Over my past three and a half years in Berkeley, a lot has changed, but there have also been some consistencies that allow me to continue to call this home. Returning back after every break, I am joyously greeted by the characters and characteristics of the city – while those characters may not recognize me or even know that I exist, I observe and admire them constantly. Berkeley is a notoriously unique and rather goofy place, with constant reminders of its quirks as I go through my day. There are countless people, students and just regular everyday “characters” of Berkeley, as I lovingly call them, that I walk past as I wonder “what’s their story.” 

One day I decided to get the answer to the age-old question. 

His name is Billy. He came here 50-some years ago when his brother was drafted to the football team. His brother didn’t get along with the coach so he switched to rugby. His brother is no longer in Berkeley, but Billy has remained. He leaves from his house in downtown Berkeley everyday dressed in an outfit made of recycled plastic, often building the shape or image of some animal and heads to campus to greet students on their way to class. I never understood why until I sparked a conversation with him. He stands in the center of Sproul Plaza acting as a counterfeit dinosaur for suicide prevention. He strives to bring joy, to turn heads, to get people to think. He once told me that everyone is successful at something, at least one thing, even if they do not realize. While he identifies as a failure, he says he is successful at being a failure. He exists to inspire, and if no one else, he’s inspired me. I know that I am not the only one who enjoys his presence, and I am not the only student who “knows” him. Billy is a friendly face I can say hello to when I walk past with a guaranteed enthusiastic response to follow. I look forward to running into him on campus just as much as I do my best friends. 

There are countless people like Billy who are well-known amongst the campus community despite few people really stopping to talk to them. He is one of many characters that make me say “I love this city” as I go on with my day witnessing joyful moments that others may consider oddities.
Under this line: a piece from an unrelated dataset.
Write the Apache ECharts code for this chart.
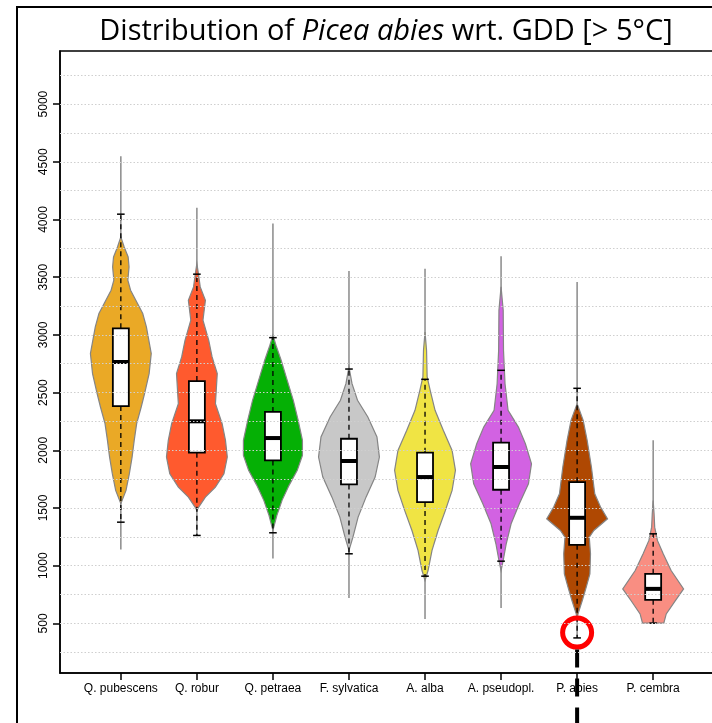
<!DOCTYPE html>
<html>
<head>
<meta charset="utf-8">
<script src="https://cdn.jsdelivr.net/npm/echarts@6/dist/echarts.min.js"></script>
<style>
  html, body { margin: 0; padding: 0; background: #fff; }
  #chart { width: 712px; height: 723px; }
</style>
</head>
<body>
<div id="chart"></div>
<script>
// --- data (GDD > 5В°C) ---
const SPECIES = ['Q. pubescens', 'Q. robur', 'Q. petraea', 'F. sylvatica', 'A. alba', 'A. pseudopl.', 'P. abies', 'P. cembra'];
const COLORS = ['#EAA926', '#FF5A2E', '#05B005', '#C8C8C8', '#F0E444', '#D262E2', '#AF4802', '#F98E82'];

const RANGE_MIN = [1140, 1262, 1062, 721, 539, 634, 374, 502];
const WHISK_LO  = [1377, 1262, 1285, 1103, 909, 1039, 374, 502];
const Q1        = [2383, 1979, 1912, 1704, 1551, 1658, 1181, 704];
const MEDIAN    = [2765, 2251, 2106, 1907, 1768, 1855, 1415, 799];
const Q3        = [3057, 2600, 2332, 2100, 1979, 2066, 1724, 929];
const WHISK_HI  = [4046, 3526, 2976, 2704, 2615, 2693, 2537, 1276];
const RANGE_MAX = [4549, 4101, 3965, 3554, 3572, 3682, 3459, 2086];

// violin outlines: [GDD, relative density 0..1], top to bottom
const VIOLIN_QPUB = [[3849,0],[3762,0.11],[3675,0.24],[3589,0.27],[3474,0.23],[3387,0.32],[3185,0.72],[3069,0.84],[2838,1.0],[2664,0.93],[2491,0.78],[2375,0.67],[2231,0.52],[2086,0.44],[1941,0.37],[1797,0.28],[1652,0.17],[1537,0]];
const VIOLIN_QROB = [[3618,0],[3531,0.05],[3416,0.11],[3300,0.28],[3127,0.2],[2953,0.39],[2809,0.5],[2664,0.67],[2404,0.61],[2230,0.83],[2086,0.94],[1941,1.0],[1797,0.89],[1681,0.61],[1594,0.28],[1508,0.06],[1479,0]];
const VIOLIN_QPET = [[2997,0],[2910,0.1],[2780,0.27],[2606,0.47],[2433,0.67],[2260,0.83],[2086,0.97],[1956,0.97],[1826,0.8],[1696,0.53],[1566,0.3],[1436,0.13],[1305,0]];
const VIOLIN_FSYL = [[2722,0],[2577,0.1],[2433,0.28],[2288,0.62],[2115,0.92],[1941,1.0],[1768,0.86],[1594,0.56],[1421,0.3],[1247,0.13],[1132,0]];
const VIOLIN_AALB = [[3025,0],[2866,0.05],[2635,0.07],[2520,0.17],[2346,0.33],[2173,0.6],[1999,0.89],[1826,1.0],[1652,0.89],[1479,0.67],[1305,0.43],[1132,0.23],[958,0.1],[872,0]];
const VIOLIN_APSE = [[3416,0],[3213,0.07],[2866,0.08],[2577,0.13],[2346,0.23],[2201,0.57],[2057,0.8],[1883,1.0],[1710,0.9],[1537,0.6],[1363,0.33],[1190,0.17],[1045,0.07],[958,0]];
const VIOLIN_PABI = [[2404,0],[2259,0.2],[2086,0.33],[1855,0.47],[1623,0.58],[1508,0.77],[1406,1.0],[1305,0.55],[1247,0.4],[1103,0.44],[929,0.42],[814,0.3],[698,0.17],[582,0.03],[539,0]];
const VIOLIN_PCEM = [[1565,0],[1450,0.03],[1334,0.05],[1219,0.14],[1103,0.33],[958,0.59],[799,1.0],[698,0.73],[582,0.43],[502,0.35]];
const VIOLINS = [VIOLIN_QPUB, VIOLIN_QROB, VIOLIN_QPET, VIOLIN_FSYL, VIOLIN_AALB, VIOLIN_APSE, VIOLIN_PABI, VIOLIN_PCEM];

const Y_TICKS = [500, 1000, 1500, 2000, 2500, 3000, 3500, 4000, 4500, 5000];
const GRID_LINES = [250, 500, 750, 1000, 1250, 1500, 1750, 2000, 2250, 2500, 2750, 3000, 3250, 3500, 3750, 4000, 4250, 4500, 4750, 5000, 5250];
const X_TICKS = [1, 2, 3, 4, 5, 6, 7, 8];

// the circled minimum of P. abies
const HIGHLIGHT_SPECIES = 6;
const HIGHLIGHT_VALUE = 420;

// widths in x-axis units
const HALF_W = 0.4;
const BOX_W = 0.105;
const CAP_W = 0.05;

const chart = echarts.init(document.getElementById('chart'), null, { renderer: 'canvas' });

function seg(a, b, style) {
  return { type: 'line', shape: { x1: a[0], y1: a[1], x2: b[0], y2: b[1] }, style };
}

function renderViolin(params, api) {
  const x = api.value(0);
  const i = x - 1;
  const pt = (dx, v) => api.coord([x + dx, v]);
  const prof = VIOLINS[i];
  const right = prof.map(p => pt(p[1] * HALF_W, p[0]));
  const left = prof.slice().reverse().map(p => pt(-p[1] * HALF_W, p[0]));
  const dashed = { stroke: '#000', lineWidth: 1.3, lineDash: [5, 4] };
  const solid = { stroke: '#000', lineWidth: 1.5 };
  const tl = pt(-BOX_W, Q3[i]);
  const br = pt(BOX_W, Q1[i]);

  const children = [
    seg(pt(0, RANGE_MAX[i]), pt(0, RANGE_MIN[i]), { stroke: '#8a8a8a', lineWidth: 1.5 }),
    { type: 'polygon', shape: { points: right.concat(left) },
      style: { fill: COLORS[i], stroke: '#858585', lineWidth: 1.2 } },
    seg(pt(0, Q3[i]), pt(0, WHISK_HI[i]), dashed),
    seg(pt(0, Q1[i]), pt(0, WHISK_LO[i]), dashed),
    seg(pt(-CAP_W, WHISK_HI[i]), pt(CAP_W, WHISK_HI[i]), solid),
    seg(pt(-CAP_W, WHISK_LO[i]), pt(CAP_W, WHISK_LO[i]), solid),
    { type: 'rect', shape: { x: tl[0], y: tl[1], width: br[0] - tl[0], height: br[1] - tl[1] },
      style: { fill: '#fff', stroke: '#000', lineWidth: 1.8 } },
    seg(pt(-BOX_W, MEDIAN[i]), pt(BOX_W, MEDIAN[i]), { stroke: '#000', lineWidth: 4 })
  ];

  if (i === HIGHLIGHT_SPECIES) {
    const c = pt(0, HIGHLIGHT_VALUE);
    children.push({ type: 'circle', shape: { cx: c[0], cy: c[1], r: 14.5 },
      style: { fill: 'none', stroke: '#ff0000', lineWidth: 5 }, z2: 10 });
    children.push({ type: 'line', shape: { x1: c[0], y1: c[1] + 17, x2: c[0], y2: api.getHeight() },
      style: { stroke: '#000', lineWidth: 4, lineDash: [18, 11] }, z2: 10 });
  }
  return { type: 'group', children };
}

chart.setOption({
  backgroundColor: '#fff',
  animation: false,
  title: {
    text: '{n|Distribution of }{i|Picea abies}{n| wrt. GDD [> 5°C]}',
    left: 381,
    top: 12,
    textAlign: 'center',
    textStyle: {
      fontWeight: 'normal',
      rich: {
        n: { fontFamily: 'Open Sans', fontSize: 29, fontWeight: 'normal', color: '#000' },
        i: { fontFamily: 'Open Sans', fontStyle: 'italic', fontSize: 29, fontWeight: 'normal', color: '#000' }
      }
    }
  },
  graphic: [{
    type: 'rect', silent: true, z: 100,
    shape: { x: 17, y: 7, width: 800, height: 800 },
    style: { fill: 'none', stroke: '#000', lineWidth: 2 }
  }],
  grid: {
    left: 60, top: 51, width: 654, height: 622,
    outerBoundsMode: 'none',
    show: true, borderColor: '#000', borderWidth: 1.5
  },
  xAxis: {
    type: 'value', min: 0.2, max: 8.8,
    axisLine: { show: true, lineStyle: { color: '#000', width: 1.5 } },
    axisTick: { show: true, customValues: X_TICKS, length: 7, lineStyle: { color: '#000', width: 1.5 } },
    axisLabel: {
      customValues: X_TICKS, margin: 10,
      fontFamily: 'Liberation Sans', fontSize: 12, color: '#000',
      formatter: v => SPECIES[Math.round(v) - 1]
    },
    splitLine: { show: false }
  },
  yAxis: {
    type: 'value', min: 70, max: 5460,
    axisLine: { show: true, lineStyle: { color: '#000', width: 1.5 } },
    axisTick: { show: true, customValues: Y_TICKS, length: 7, lineStyle: { color: '#000', width: 1.5 } },
    axisLabel: {
      customValues: Y_TICKS, rotate: 90, margin: 10,
      fontFamily: 'Liberation Sans', fontSize: 12, color: '#000',
      formatter: v => String(v)
    },
    splitLine: { show: false }
  },
  series: [
    {
      type: 'line', data: [], z: 1, silent: true,
      markLine: {
        silent: true, symbol: ['none', 'none'], animation: false,
        label: { show: false },
        lineStyle: { color: '#cfcfcf', width: 1, type: [1.5, 2] },
        data: GRID_LINES.map(v => ({ yAxis: v }))
      }
    },
    {
      type: 'custom', z: 2, silent: true,
      renderItem: renderViolin,
      encode: { x: 0, y: 1 },
      data: SPECIES.map((s, i) => [i + 1, MEDIAN[i]])
    }
  ]
});
</script>
</body>
</html>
My time as a Cal student would not be the same if it weren’t for the other people that fill the campus – living independently of one another but all having the common bond of blue and gold that ties us together.

Amongst the crowd walking around campus who I don’t know or have any connection to, there are the people I recognize but perhaps don’t know well enough to say “hello” to – a girl from my orientation group who I never had the chance to talk to, people who lived on the floor above me freshman year, someone I had a zoom class with. I know who they are and I remember them, but I am unsure if they ever noticed me and have the same “they lived in my dorm” thought that I do as we walk past each other. There’s also the people whom I am mutuals with on social media despite having not seen each other since freshman year or having never actually met. When I see them walking around on campus and I am aware of them… but are they aware of me? Perception is a crazy phenomenon. 

I have always thought of myself as more observant than most, as I love to people watch and make note of my surroundings, as is probably evident from reading this. However, I once started a conversation with someone whilst walking down Durant Avenue and the first thing they said to me was “You’re in my class!” Someone who I had never met and who I did not recognize had recognized me and decided to let me know. I was flabbergasted. How was I perceived? What made me noticeable? Am I to others what some people are to me – a protagonist of sorts that exists in their own world while I exist in mine. This type of interaction, or one where someone tells me I look familiar, has happened on several occasions now, bringing me to the realization that just as I am always noting the people around me, others may be taking note of me as well. 

I will be thinking about many of these people long after I graduate and I am thankful to every one of them – those I know well and some that I don’t know at all – for their presence and the moments they shared with me, even if they are unaware of them.